Pub Date: Jan. 1st, 1996
ISBN: 0-385-47263-3
Publisher: Doubleday

From the author of Playing with Fire (1990) and Fugitive Blue (1992): another gloomy tale of upper-class guilt and betrayal, this featuring a psychoanalyst who longs to reunite with the son he lost more than 30 years ago. Solomon Grossman never felt so lucky as on his wedding night with wealthy Ruth Lenski, the cosseted only child of Manhattan's first Jewish district attorney. Inspired to propose by a sort of existential recklessness he feels as a Holocaust survivor, the fledgling psychoanalyst's in-laws reward him with an elegant brownstone that includes a private office for his practice. The marriage soon starts to crumble, though, as Ruthie insists on getting pregnant despite Solomon's pleas of poverty; later, her passion for baby Daniel precludes any affection for Solomon. The dutiful doctor retreats to his office, where trouble soon arrives in the form of Katrina Volk, a new patient and gifted photographer who reveals that her father was a powerful member of the Nazi regime. Katrina proceeds to lure Solomon into a night of S&M sex; and when Solomon ends their relationship, she goes public with the incident.

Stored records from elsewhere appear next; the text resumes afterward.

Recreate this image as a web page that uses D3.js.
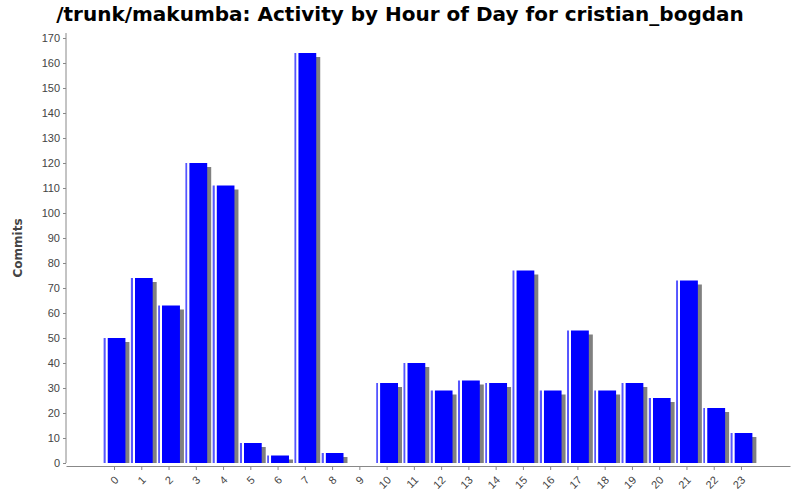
<!DOCTYPE html>
<html><head><meta charset="utf-8">
<script src="https://cdn.jsdelivr.net/npm/d3@7"></script>
<style>body{margin:0;background:#fff}</style>
</head><body><div id="chart"></div>
<script>
const hours = d3.range(24).map(String);
const commits = [50, 74, 63, 120, 111, 8, 3, 164, 4, 0, 32, 40, 29, 33, 32, 77, 29, 53, 29, 32, 26, 73, 22, 12];
const yTicks = d3.range(0, 171, 10);

const width = 800, height = 500;
const plot = {left: 66, right: 790, top: 33, bottom: 463};

const svg = d3.select("#chart").append("svg")
    .attr("width", width).attr("height", height)
    .style("font-family", "DejaVu Sans, sans-serif");

// gradient for bars
const grad = svg.append("defs").append("linearGradient").attr("id", "barGrad")
    .attr("x1", 0).attr("x2", 1).attr("y1", 0).attr("y2", 0);
grad.append("stop").attr("offset", "0%").attr("stop-color", "#5555ff");
grad.append("stop").attr("offset", "8%").attr("stop-color", "#5555ff");
grad.append("stop").attr("offset", "10%").attr("stop-color", "#ffffff");
grad.append("stop").attr("offset", "17%").attr("stop-color", "#ffffff");
grad.append("stop").attr("offset", "20%").attr("stop-color", "#0000ff");
grad.append("stop").attr("offset", "100%").attr("stop-color", "#0000ff");

const x = d3.scaleBand().domain(hours).range([plot.left, plot.right])
    .paddingInner(0.2).paddingOuter(1.38);
const y = d3.scaleLinear().domain([0, 170]).range([plot.bottom, plot.top + 5]);

// title
svg.append("text").attr("x", 400).attr("y", 21).attr("text-anchor", "middle")
    .attr("font-size", 20).attr("font-weight", "bold")
    .text("/trunk/makumba: Activity by Hour of Day for cristian_bogdan");

// shadows
svg.append("g").selectAll("rect").data(commits).join("rect")
    .attr("x", (d, i) => x(hours[i]) + 4)
    .attr("y", d => y(d) + 4)
    .attr("width", x.bandwidth())
    .attr("height", d => Math.max(0, plot.bottom - y(d) - 4))
    .attr("fill", "#808080");

// bars
svg.append("g").selectAll("rect").data(commits).join("rect")
    .attr("x", (d, i) => x(hours[i]))
    .attr("y", d => y(d))
    .attr("width", x.bandwidth())
    .attr("height", d => plot.bottom - y(d))
    .attr("fill", "url(#barGrad)");

// y axis
const yAxis = svg.append("g").attr("transform", `translate(${plot.left},0)`)
    .call(d3.axisLeft(y).tickValues(yTicks).tickSize(3).tickPadding(3));
yAxis.select(".domain").attr("stroke", "#888").attr("d", `M0,${plot.top}V${plot.bottom}`);
yAxis.selectAll(".tick line").attr("stroke", "#888");
yAxis.selectAll("text").attr("font-size", 11).attr("fill", "#444");

svg.append("text").attr("transform", `translate(22,${(plot.top + plot.bottom) / 2}) rotate(-90)`)
    .attr("text-anchor", "middle").attr("font-size", 12).attr("font-weight", "bold")
    .attr("fill", "#444").text("Commits");

// x axis
const xAxis = svg.append("g").attr("transform", `translate(0,${plot.bottom + 3})`)
    .call(d3.axisBottom(x).tickSize(4).tickSizeOuter(0));
xAxis.select(".domain").attr("stroke", "#888");
xAxis.selectAll(".tick line").attr("stroke", "#888");
xAxis.selectAll("text").attr("font-size", 11).attr("fill", "#444")
    .attr("text-anchor", "end").attr("dy", "0.35em")
    .attr("transform", "translate(2,12) rotate(-45)")
    .attr("x", 0).attr("y", 0);
</script></body></html>
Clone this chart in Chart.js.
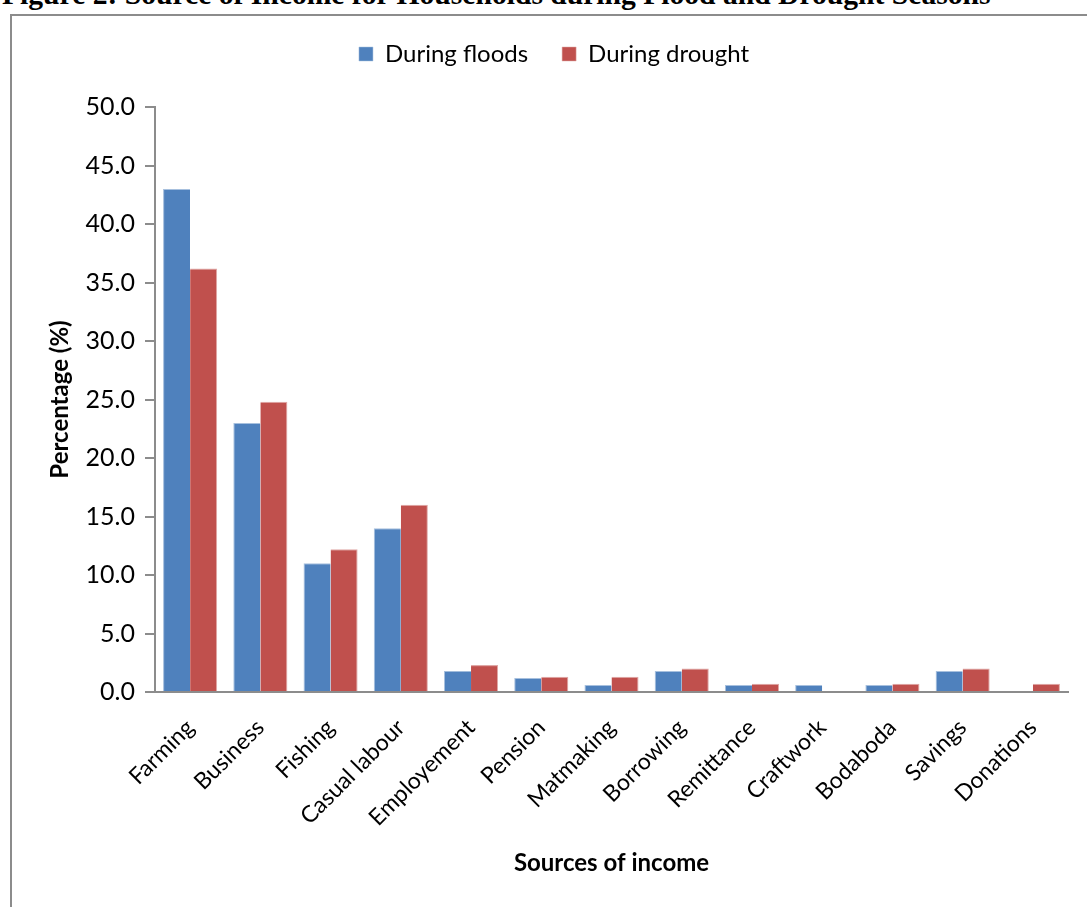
<!DOCTYPE html>
<html>
<head>
<meta charset="utf-8">
<script src="https://cdn.jsdelivr.net/npm/chart.js@4.4.0/dist/chart.umd.min.js"></script>
<style>
  html, body { margin: 0; padding: 0; background: #fff; overflow: hidden; }
  #wrap { position: relative; width: 1087px; height: 907px; }
  #fig { position: absolute; left: 2px; top: -21px; font: bold 29.6px "Liberation Serif", "Times New Roman", serif; line-height: 30px; white-space: nowrap; color: #000; }
  #frame { position: absolute; left: 10px; top: 14px; width: 1100px; height: 920px; border: 2px solid #8c8c8c; box-sizing: border-box; }
  #c { position: absolute; left: 0; top: 0; }
</style>
</head>
<body>
<div id="wrap">
  <div id="fig">Figure 2: Source of Income for Households during Flood and Drought Seasons</div>
  <div id="frame"></div>
  <canvas id="c" width="1087" height="907"></canvas>
</div>
<script>
// categories and values
var sources = ['Farming', 'Business', 'Fishing', 'Casual labour', 'Employement', 'Pension',
    'Matmaking', 'Borrowing', 'Remittance', 'Craftwork', 'Bodaboda', 'Savings', 'Donations'];
var floods = [43.0, 23.0, 11.0, 14.0, 1.8, 1.2, 0.6, 1.8, 0.6, 0.6, 0.6, 1.8, 0];
var drought = [36.2, 24.8, 12.2, 16.0, 2.3, 1.3, 1.3, 2.0, 0.7, 0, 0.7, 2.0, 0.7];

var font = 'Lato, "Open Sans", sans-serif';

// push the plot area down below the legend
var legendSpace = {
    id: 'legendSpace',
    beforeInit: function (chart) {
        var fit = chart.legend.fit;
        chart.legend.fit = function () {
            fit.bind(chart.legend)();
            this.height = 99;
        };
    }
};

var ctx = document.getElementById('c').getContext('2d');
var chart = new Chart(ctx, {
    type: 'bar',
    data: {
        labels: sources,
        datasets: [{
            label: 'During floods',
            data: floods,
            backgroundColor: '#4f81bd',
            borderColor: '#a7c0de',
            borderWidth: { top: 1, left: 1, right: 0, bottom: 0 },
            categoryPercentage: 0.77,
            barPercentage: 1.0
        }, {
            label: 'During drought',
            data: drought,
            backgroundColor: '#c0504d',
            borderColor: '#dfa8a6',
            borderWidth: { top: 1, left: 0, right: 1, bottom: 0 },
            categoryPercentage: 0.77,
            barPercentage: 1.0
        }]
    },
    options: {
        responsive: false,
        animation: false,
        layout: { padding: { left: 40, right: 19, top: 8, bottom: 25 } },
        plugins: {
            tooltip: { enabled: false },
            legend: {
                position: 'top',
                labels: {
                    boxWidth: 14,
                    boxHeight: 14,
                    padding: 34,
                    color: '#000',
                    font: { family: font, size: 24 }
                }
            }
        },
        scales: {
            x: {
                grid: { display: false },
                border: { display: true, color: '#8c8c8c', width: 2 },
                ticks: {
                    color: '#000',
                    font: { family: font, size: 23 },
                    minRotation: 45,
                    maxRotation: 45,
                    padding: 14
                },
                title: {
                    display: true,
                    text: 'Sources of income',
                    color: '#000',
                    font: { family: font, size: 24, weight: 'bold' },
                    padding: 4
                },
                afterFit: function (s) { s.height = 190; }
            },
            y: {
                min: 0,
                max: 50,
                grid: { display: true, drawOnChartArea: false, drawTicks: true, tickLength: 10, color: '#8c8c8c', lineWidth: 2 },
                border: { display: true, color: '#8c8c8c', width: 2 },
                ticks: {
                    stepSize: 5,
                    color: '#000',
                    padding: 10,
                    font: { family: font, size: 25 },
                    callback: function (v) { return v.toFixed(1); }
                },
                title: {
                    display: true,
                    text: 'Percentage (%)',
                    color: '#000',
                    font: { family: font, size: 24, weight: 'bold' },
                    padding: 6
                },
                afterFit: function (s) { s.width = 115; }
            }
        }
    },
    plugins: [legendSpace]
});
</script>
</body>
</html>
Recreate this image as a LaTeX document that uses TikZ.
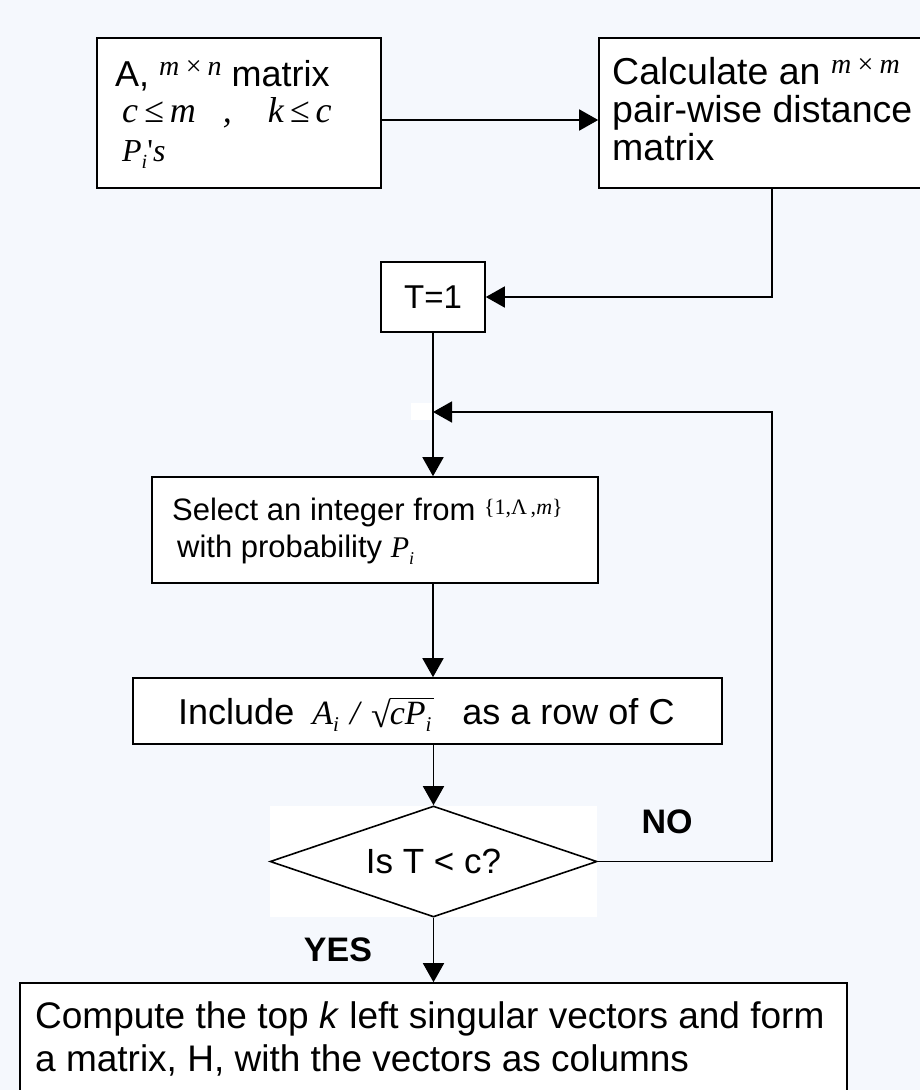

Scandalized Ruthie runs home to Daddy with Daniel in her arms, and decades pass before Solomon, now 64, can bring himself to face his grown son and try to make amends. By now, of course, Daniel has his own problems: His wife and daughter have left him, and his mother has recently died. Still, he's excited by the appearance of a father long believed dead, and the two men are just getting to know each other when Solomon drops dead of a heart attack. The 30-page epilogue, in which Solomon's spirit ensures that Daniel will not lose his family as Solomon lost his, provides a disappointingly paranormal end to this otherwise compelling story, throwing the reader out of sympathy with the characters and rendering the entire tale less believable. A flawed novel, then—though, as always, Shapiro's gift for evoking the darker emotions is clear and strong.